Hélas le 22 juin tous trois sont capturés, conduits à Fournels (Lozère), enfermés dans une grange puis transférés à Chaudes-Aigues le 23 juin. Le docteur subit des interrogatoires et se défend avec énergie. Le soir même ils étaient exécutés au tournant de Pratviel. D’après un témoin le fils était dans les bras de son père.

Marguerite et Madeleine ignoraient tout lorsqu’elles furent emmenées en Allemagne. Heureusement car cela aurait pu leur ôter tout courage. Elles ne seront jamais séparées, mais nous dit Madeleine, elles gaz, recevant humiliations physiques et morales, elles vivront l’horreur, la terreur mais garderont malgré tout un moral assez fort pour leur permettre de survivre.
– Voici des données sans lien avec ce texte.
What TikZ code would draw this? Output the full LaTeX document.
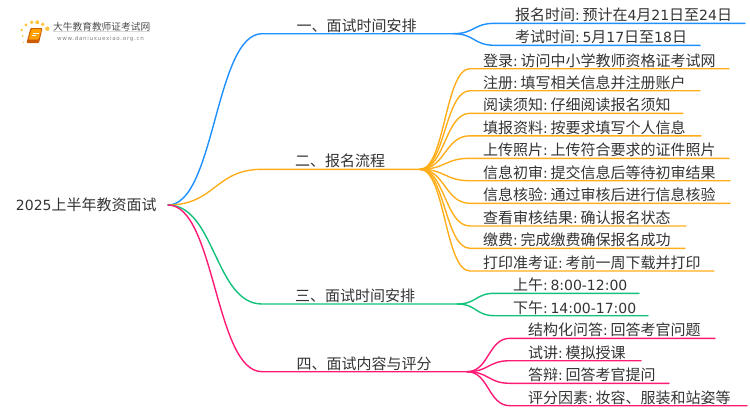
\documentclass[tikz,border=0pt]{standalone}
\usepackage{fontspec}
\newfontfamily\cjk{Noto Sans CJK SC}
\newfontfamily\latinfont{DejaVu Sans}
\newfontfamily\urlfont[LetterSpace=12]{DejaVu Sans}
\newcommand{\nm}[1]{{\latinfont\fontsize{14}{18}\selectfont #1}}
\newcommand{\cl}{\nm{:}\hspace{2.8pt}}
\definecolor{txtc}{HTML}{333333}
\definecolor{bluec}{HTML}{1E90FF}
\definecolor{orangec}{HTML}{FFAE1A}
\definecolor{greenc}{HTML}{12C27A}
\definecolor{pinkc}{HTML}{FF1A75}
\tikzset{
	root/.style={anchor=west,inner sep=0pt,outer sep=0pt,text=txtc,font=\fontsize{15}{18}\selectfont\cjk},
	topic/.style={anchor=south west,inner sep=0pt,outer sep=0pt,text=txtc,align=center,text height=10.5pt,text depth=2.5pt,font=\fontsize{15}{18}\selectfont\cjk},
	leaf/.style={topic,align=left,execute at begin node={\hspace*{#1pt}}},
	conn/.style={line width=1.4pt,line cap=round},
}
\begin{document}
\begin{tikzpicture}[x=1pt,y=-1pt]
	\useasboundingbox (0,0) rectangle (750,410);
	% logo
	\foreach \x/\y/\r in {21.7/30/1.3,26/25/1.6,31.7/22.3/1.9,37.3/22.3/2,42.7/24.3/1.9,47.3/28.7/2.2,22.7/36/1,23.3/42.3/.7}
		\fill[orange!60!yellow,opacity=.75] (\x,\y) circle (\r);
	\fill[orange!90!red!80!black,rounded corners=1pt] (26.5,43) -- (30.5,28) -- (42.5,28) -- (39,43) -- cycle;
	\fill[orange!75!yellow,rounded corners=1pt] (28.5,39.5) -- (31.5,29) -- (41.5,29) -- (38.5,39.5) -- cycle;
	\draw[white,line width=.6pt] (32.5,33) -- (38.5,33) (32,35.5) -- (36,35.5);
	\node[anchor=west,inner sep=0pt,text=black!70,font=\fontsize{9.7}{12}\selectfont\cjk] (logoname) at (53,27) {大牛教育教师证考试网};
	\node[anchor=west,inner sep=0pt,text=black!50,font=\fontsize{5.6}{7}\selectfont\urlfont] (logourl) at (57,39) {www.daniuxuexiao.org.cn};
	\draw[black!15,line width=.5pt] (logoname.south west) -- (logoname.south east);
	% root and topics
	\node[root] (root) at (16,205) {\nm{2025}上半年教资面试};
	\coordinate (rootout) at (168,205);
	\node[topic,text width=191pt] (t1) at (262,33.7) {一、面试时间安排\hspace*{2pt}};
	\node[topic,text width=158pt] (t2) at (262,169.3) {二、报名流程\hspace*{2pt}};
	\node[topic,text width=195pt] (t3) at (262,304) {三、面试时间安排\hspace*{9pt}};
	\node[topic,text width=205pt] (t4) at (262,371.7) {四、面试内容与评分\hspace*{1pt}};
	\draw[conn,bluec] (rootout) .. controls (215,205) and (215,34) .. (t1.south west) -- (t1.south east);
	\draw[conn,orangec] (rootout) .. controls (215,205) and (215,169.3) .. (t2.south west) -- (t2.south east);
	\draw[conn,greenc] (rootout) .. controls (215,205) and (215,304) .. (t3.south west) -- (t3.south east);
	\draw[conn,pinkc] (rootout) .. controls (215,205) and (215,371.7) .. (t4.south west) -- (t4.south east);
	% first topic
	\foreach \i/\ly/\w/\txt in {1/23.3/250/报名时间\cl 预计在\nm{4}月\nm{21}日至\nm{24}日,2/45.3/205/考试时间\cl\nm{5}月\nm{17}日至\nm{18}日}{
		\node[leaf=20,text width=\w pt] (a\i) at (495,\ly) {\txt};
		\draw[conn,bluec] (t1.south east) .. controls +(22,0) and +(-22,0) .. (a\i.south west) -- (a\i.south east);
	}
	% second topic
	\foreach \i/\ly/\w/\txt in {
		1/68.7/259/登录\cl 访问中小学教师资格证考试网,
		2/90.7/230/注册\cl 填写相关信息并注册账户,
		3/113.3/213/阅读须知\cl 仔细阅读报名须知,
		4/135.8/231/填报资料\cl 按要求填写个人信息,
		5/158.3/259/上传照片\cl 上传符合要求的证件照片,
		6/180.7/260/信息初审\cl 提交信息后等待初审结果,
		7/203.3/260/信息核验\cl 通过审核后进行信息核验,
		8/226/216/查看审核结果\cl 确认报名状态,
		9/248.3/215/缴费\cl 完成缴费确保报名成功,
		10/271/244/打印准考证\cl 考前一周下载并打印}{
		\node[leaf=13,text width=\w pt] (b\i) at (470,\ly) {\txt};
		\draw[conn,orangec] (t2.south east) .. controls +(25,0) and +(-25,0) .. (b\i.south west) -- (b\i.south east);
	}
	% third topic
	\foreach \i/\ly/\w/\txt in {1/293.3/144/上午\cl\nm{8:00-12:00},2/315.7/153/下午\cl\nm{14:00-17:00}}{
		\node[leaf=18,text width=\w pt] (c\i) at (495,\ly) {\txt};
		\draw[conn,greenc] (t3.south east) .. controls +(20,0) and +(-20,0) .. (c\i.south west) -- (c\i.south east);
	}
	% fourth topic
	\foreach \i/\ly/\w/\txt in {
		1/338.3/205/结构化问答\cl 回答考官问题,
		2/360.7/131/试讲\cl 模拟授课,
		3/383.3/159/答辩\cl 回答考官提问,
		4/405.7/237/评分因素\cl 妆容、服装和站姿等}{
		\node[leaf=18,text width=\w pt] (d\i) at (510,\ly) {\txt};
		\draw[conn,pinkc] (t4.south east) .. controls +(22,0) and +(-22,0) .. (d\i.south west) -- (d\i.south east);
	}
\end{tikzpicture}
\end{document}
Le 5 mai 1945, se souvient Madeleine, la Résistance tchèque et l’armée polonaise les libèrent du camp de Holleinneshen en Tchécoslovaquie. Ramenées à Paris, terriblement amaigries, moralement et physiquement affaiblies, quelle plus grande douleur encore lorsqu’elles apprennent la mort de Louis, Etienne et Pierre.

Un an après, le 3 juin, elles arrivent à Saint-Flour. Une foule de Sanflorains extrêmement émus les accueillent avec chaleur. Dans l’Avenue des Orgues, elles marchent sur un tapis de fleurs… mais chez elles personne ne les attend, la maison est vide, saccagée, sans âme. Bien douloureuse épreuve encore !

En ce mois de juin 1944, Saint-Flour a perdu beaucoup de ses enfants et parmi eux le plus vaillant, l’irremplaçable docteur Louis Mallet. Il ne nous reste plus que le souvenir impérissable et une immense gratitude.

Madeleine se souvient de tout avec tristesse et amertume mais aussi avec beaucoup de dignité. Elle sait qu’elle a notre profonde amitié et que nous sommes fiers de l’avoir comme présidente des ACVG de Saint-Flour.